It is known that $\Bbb{C}$ is isomorphic as a field to $\Bbb{C}_p$, the completion of $\bar{\Bbb{Q}}_p$ with respect to $\left|\cdot\right|_p$. Clearly, given two such isomorphisms $\varphi_1$ and $\varphi_2$ we can define extensions $\left|\cdot\right|_{p,i} = \left|\varphi_i(\cdot)\right|_p$ of $\left|\cdot\right|_p$ from $\Bbb{Q}$ to $\Bbb{C}$.
Now, I don't expect those two extensions to be equivalent -- especially since I couldn't find any reference for this -- but I've been wondering if the sets $$ U_i := \left\{ x \in \Bbb{C} : \left|x\right|_{p,i} = 1 \right\} $$ coincide.
I'm very new to p-adic analysis, but I think it should be the case. In his book A course in p-adic analysis Alain Robert proves that there is a group isomorphism $$ \begin{align} \psi \colon \Bbb{C}_p^{\times} &\simeq p^{\Bbb{Q}} \times U \\ x = r \cdot \frac{x}{r} &\mapsto (\left|r\right|_p, \frac{x}{r}) \end{align} $$ where $U := \left\{ x \in \Bbb{C}_p : \left|x\right|_p = 1 \right\}$ and $r$ is an element of $p^{\Bbb{Q}} \hookrightarrow \Bbb{C}_p^{\times}$ (after a choice of embedding). In particular the composition $$ \Phi \colon p^{\Bbb{Q}} \times U \xrightarrow{\psi^{-1}} \Bbb{C}_p^{\times} \xrightarrow{\varphi_1^{-1}} \Bbb{C}^{\times} \xrightarrow{\varphi_2} \Bbb{C}_p^{\times} \xrightarrow{\psi} p^{\Bbb{Q}} \times U $$ is a group automorphism. Now suppose that $U_1 \neq U_2$. Then wlog we can find an $x \in U_1$ such that $\left|\varphi_2(x)\right|_p \neq 1$, which means that $\psi(\phi_1(x)) = (1,\phi_1(x))$ and $\Phi(\psi(\phi_1(x))) = (p^q,u)$ with $q \neq 0$. But this is absurd because $\Phi$ restricted to $p^{\Bbb{Q}}$ is a group automorphism.

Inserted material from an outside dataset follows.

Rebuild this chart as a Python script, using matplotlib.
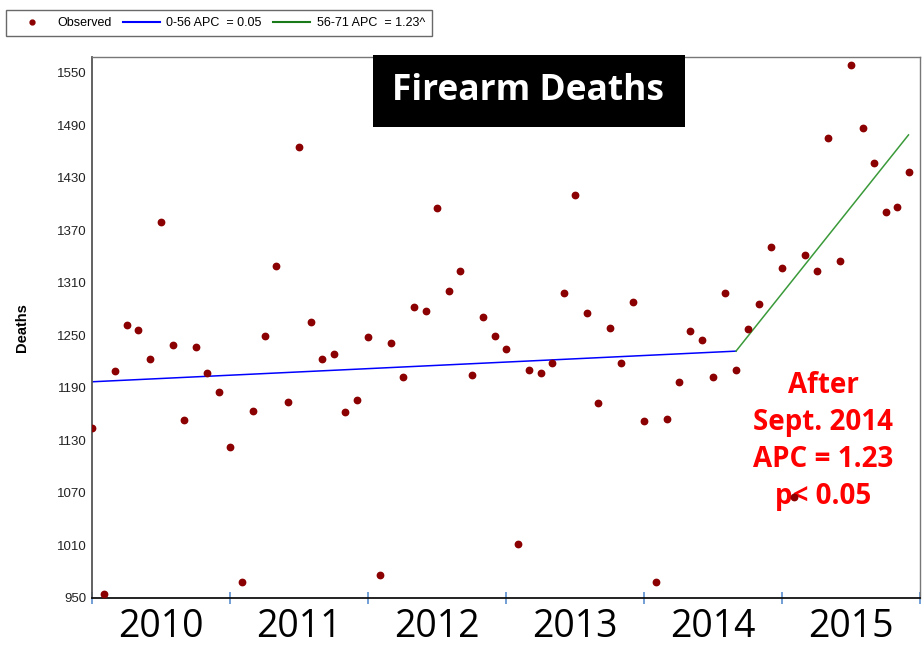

Remark: Since it wasn't clear, here by "restriction of $\Phi$ to $p^{\Bbb{Q}}$" I actually mean the restriction of $\Phi$ to $p^{\Bbb{Q}} \times \{1\}$ composed with the canonical isomorphism $p^{\Bbb{Q}} \times \{1\} \simeq p^{\Bbb{Q}}$.
Is this argument correct? If so, is there a simpler one?
Here’s your counterexample, with $p=2$. Your element of $\Bbb C$ is $(1+\sqrt{-7})/2$, one chosen root $\alpha$ of $X^2-X+2$. Since this polynomial becomes $X^2+X=X(X+1)$ over $\Bbb F_2$, it splits over the $2$-adic integers $\Bbb Z_2$, by Hensel. That is, in $\Bbb Q_2$, one root is a unit (has $2$-absolute value $1$), the other is a nonunit (has $2$-absolute value less than $1$). Now, any isomorphism from $\Bbb C$ to $\Bbb C_p$ must take $\alpha$ to one of the roots in $\Bbb Q_p$ of $X^2-X+2$. Clearly, there are some that take $\alpha$ to the unit root, some that take $\alpha$ to the nonunit root.